How to Make the Posters at Your Meeting More Meaningful

Author: David McMillin       

posters

Harvard University students present their research during the school’s annual poster day. (Courtesy Christian Surharlim)

One of the most powerful pieces of knowledge shared at annual medical and scientific meetings is often not from the keynote presentation by a well-established luminary or a breakout education session featuring a panel of subject matter experts. Instead, some of the most promising and exciting developments in scientific and medical fields can be found in the poster hall where presenters — often some of the youngest participants on the registration list — display and discuss their new research findings. That potential, though, is being wasted, according to Mike Morrison.

As a Ph.D. student in psychology at Michigan State University, Morrison has gained experience attending conferences and presenting his own work. However, he took approximately one year away from a lot of that work to focus on crafting an animated YouTube video titled “How to create a better research poster in less time” and a template to resolve what he believes has been posters’ biggest shortcoming: terrible design. The average person is accustomed to reading short headlines and minimal copy on billboards to grasp a message, but posters — with lengthy headlines and massive blocks of copy — are a nightmare for digesting information.

“Not only are poster sessions kind of a lackluster experience for everyone involved, but they’re also really inefficient at transferring knowledge to people walking through the poster sessions,” Morrison said in the video. “That means it’s slowing down the learning. It’s slowing down scientific progress, which is actually holding the human race back in a non-insignificant way.”

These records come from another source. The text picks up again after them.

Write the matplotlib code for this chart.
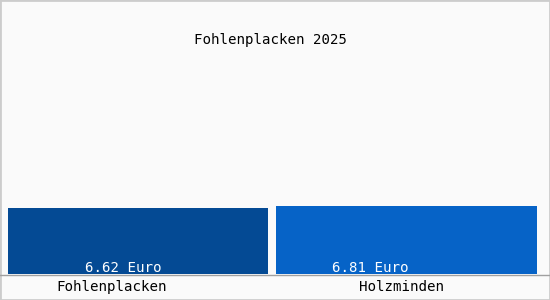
import matplotlib
matplotlib.use("Agg")
import matplotlib.pyplot as plt
from matplotlib.patches import Rectangle

TITLE = "Fohlenplacken 2025"
CATEGORIES = ["Fohlenplacken", "Holzminden"]
VALUES = [6.62, 6.81]
COLORS = ["#044a94", "#0663c7"]

W, H = 550, 300
FONT = "DejaVu Sans Mono"

fig = plt.figure(figsize=(W / 100, H / 100), dpi=100, facecolor="#fafafa")
fig.patches.append(Rectangle((0, 0), 1, 1, transform=fig.transFigure,
                             fill=False, edgecolor="#cccccc", linewidth=2))

# plot area: bottom at the axis line (y=274 px), top at figure top
ax = fig.add_axes([3.75 / W, 26 / H, 537 / W, 274 / H])
ax.set_facecolor("none")
x = range(len(VALUES))
ax.bar(x, VALUES, width=0.97, color=COLORS)
ax.set_xlim(-0.5, 1.5)
ax.set_ylim(0, 27.5)
ax.axis("off")

# axis line
fig.add_artist(plt.Line2D([0, 1], [25.5 / H, 25.5 / H], color="#a0a0a0", linewidth=1))

fig.text(270 / W, 1 - 40 / H, TITLE, ha="center", va="center", fontsize=10.2, family=FONT)

for xpos, v in zip([123, 370], VALUES):
    fig.text(xpos / W, 1 - 268 / H, f"{v:.2f} Euro", ha="center", va="center",
             fontsize=10.2, family=FONT, color="white")
for xpos, c in zip([112, 402], CATEGORIES):
    fig.text(xpos / W, 1 - 287 / H, c, ha="center", va="center", fontsize=10.2, family=FONT)

fig.savefig("out.png", dpi=100, facecolor=fig.get_facecolor())
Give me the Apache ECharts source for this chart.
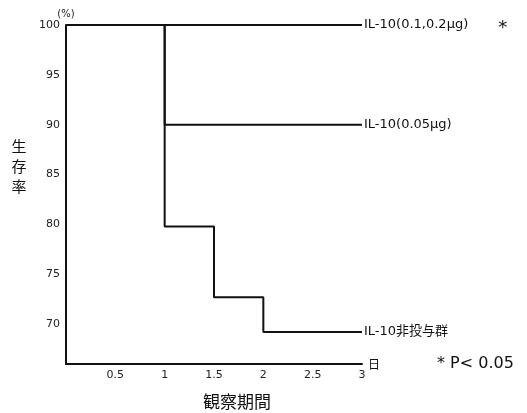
<!DOCTYPE html>
<html>
<head>
<meta charset="utf-8">
<script src="https://cdn.jsdelivr.net/npm/echarts@6/dist/echarts.min.js"></script>
<style>
  html, body { margin: 0; padding: 0; background: #fff; }
  #chart { width: 527px; height: 413px; }
</style>
</head>
<body>
<div id="chart"></div>
<script>
// survival curves (day, %)
const highDays = [0, 3];
const highRate = [100, 100];
const midDays = [0, 1, 3];
const midRate = [100, 90, 90];
const ctrlDays = [0, 1, 1.5, 2, 3];
const ctrlRate = [100, 79.8, 72.7, 69.2, 69.2];

const seriesNames = ['IL-10(0.1,0.2μg)', 'IL-10(0.05μg)', 'IL-10非投与群'];
const yTicks = [70, 75, 80, 85, 90, 95, 100];
const xTicks = [0.5, 1, 1.5, 2, 2.5, 3];

const font = '"DejaVu Sans", "Noto Sans CJK JP", sans-serif';
const cjk = '"Noto Sans CJK JP", sans-serif';
const chart = echarts.init(document.getElementById('chart'));

function toPairs(xs, ys) {
    return xs.map((x, i) => [x, ys[i]]);
}

function stepLine(name, data, extra) {
    return {
        name: name,
        type: 'line',
        step: 'end',
        data: data,
        symbol: 'none',
        lineStyle: { color: '#111', width: 2 },
        endLabel: Object.assign({
            show: true,
            distance: 2,
            formatter: name,
            color: '#111',
            fontSize: 13,
            fontFamily: font,
        }, extra || {}),
        z: 3,
    };
}

const option = {
    animation: false,
    backgroundColor: '#fff',
    grid: { left: 66, top: 25, width: 296, height: 339 },
    xAxis: {
        type: 'value',
        min: 0,
        max: 3,
        name: '日',
        nameLocation: 'end',
        nameGap: 6,
        nameTextStyle: { color: '#111', fontSize: 12, fontFamily: cjk, verticalAlign: 'middle' },
        axisLine: { show: true, onZero: false, lineStyle: { color: '#111', width: 2 } },
        axisTick: { show: false },
        splitLine: { show: false },
        axisLabel: {
            margin: 6,
            color: '#222',
            fontSize: 11,
            fontFamily: font,
            formatter: v => xTicks.includes(v) ? String(v) : '',
        },
    },
    yAxis: {
        type: 'value',
        min: 66,
        max: 100,
        splitNumber: 7,
        name: '(%)',
        nameLocation: 'end',
        nameGap: 6,
        nameTextStyle: { color: '#222', fontSize: 10, fontFamily: font, align: 'center' },
        axisLine: { show: true, lineStyle: { color: '#111', width: 2 } },
        axisTick: { show: false },
        splitLine: { show: false },
        axisLabel: {
            margin: 6,
            color: '#222',
            fontSize: 11,
            fontFamily: font,
            formatter: v => yTicks.includes(v) ? String(v) : '',
        },
    },
    series: [
        stepLine(seriesNames[0], toPairs(highDays, highRate), {
            formatter: '{a|' + seriesNames[0] + '}{s|*}',
            rich: {
                a: { color: '#111', fontSize: 13, fontFamily: font },
                s: { color: '#111', fontSize: 18, fontFamily: font, padding: [6, 0, 0, 30] },
            },
        }),
        stepLine(seriesNames[1], toPairs(midDays, midRate)),
        stepLine(seriesNames[2], toPairs(ctrlDays, ctrlRate)),
    ],
    graphic: [
        {
            type: 'text',
            x: 19,
            y: 136,
            style: {
                text: '生\n存\n率',
                font: '15px ' + cjk,
                fill: '#111',
                textAlign: 'center',
                lineHeight: 20,
            },
        },
        {
            type: 'text',
            x: 237,
            y: 402,
            style: {
                text: '観察期間',
                font: '17px ' + cjk,
                fill: '#111',
                textAlign: 'center',
                textVerticalAlign: 'middle',
            },
        },
        {
            type: 'text',
            x: 437,
            y: 364,
            style: {
                text: '* P< 0.05',
                font: '16px ' + font,
                fill: '#111',
                textVerticalAlign: 'middle',
            },
        },
    ],
};

chart.setOption(option);
</script>
</body>
</html>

Morrison’s template design — which is available for free — centers on one bold headline to quickly communicate the main finding to attendees scanning rows of posters. To learn more, he suggests including a QR code that links to more detailed information that attendees can review on their own time, away from the often-hectic conference environment.

Changing the Template

The video has attracted plenty of attention, amassing more than 218,000 views. One of those viewers was Christian Suharlim, M.D., M.P.H., a research associate at the Center for Health Decision Science at the Harvard University T.H. Chan School of Public Health, who used to think that posters could better connect his peers and help inform colleagues of the work they were each doing. “Part of the issue with being such a large school is that many researchers can wind up operating in silos,” Suharlim told Convene. “People are doing fantastic work, but many of them don’t know what other people in other departments are doing.”

In 2014, Suharlim helped to establish an annual poster day in an attempt to break those silos and offer “an opportunity for people at the school to come together to present what they’re working on.” However, the day didn’t measure up to Suharlim’s vision. “It’s very hard for people to quickly grasp all the insights from the posters,” he said. “We tried staggering the schedule, and we tried working with technology instead of printed posters. But I wasn’t convinced that any of the options proved to be a solution. Then, I saw Mike Morrison’s video.”

posters

Dr. Christian Surharlim

The timing was perfect. In addition to his work at Harvard, Suharlim is the director of public affairs at Immunization Economics, an online platform that aims to connect researchers from around the world who are tackling issues surrounding vaccinations for children. He was in the midst of preparations to bring that online community together at the Immunization Economics iHEA pre-congress, an event in Basel, Switzerland that will include attendees from more than 75 countries from July 13-14.

The event will include a poster session with 40 pieces of research on everything from alternative financing models for vaccines to guidance on motivating mothers to vaccinate their children. Suharlim pointed out that capturing the full power of posters is especially essential for this audience. “We are a very young field,” he said. “We are trying to grow. We are trying to learn from each other as much as we could to ensure that vaccines get to children as efficiently as they can.”

Suharlim asked all the presenters to use the new template, and he also invited Morrison to oversee the presentations as a lead advisor for the poster session. It will mark the first full conference rollout of the template, with 40 posters from more than 20 countries adopting the new design. Suharlim was most excited about the fact that the new approach will save an attendee’s most valuable resource. “Our audience doesn’t have the time,” he said. “They might see a poster during lunch or during a one-hour window that we allocate, but that’s not enough.”

While the template is designed to simplify knowledge transfer, Suharlim acknowledged that the initial switch created one layer of complexities. “There are some learning curves,” he said. “We had to create an infrastructure that gives any attendee who scans the QR code a place to find more material from the posters.”

And outside of technology, the human resistance to change still exists. Since some of these presenters have already created a poster for other conference, a “better” design means more work. “There will always be people who do not want to invest more time to remake the poster,” Suharlim said. “But the majority of the feedback has been positive. We will be doing a more formal feedback process to gauge reactions, too.”

Those reactions will be important, but it’s what happens once attendees leave those poster halls that has greater signficance. “I really think that if everybody uses a design like this, we could accelerate the pace of science,” Morrison said in the video. “We could cure all diseases slightly sooner, and that’s everything to the people suffering from them.”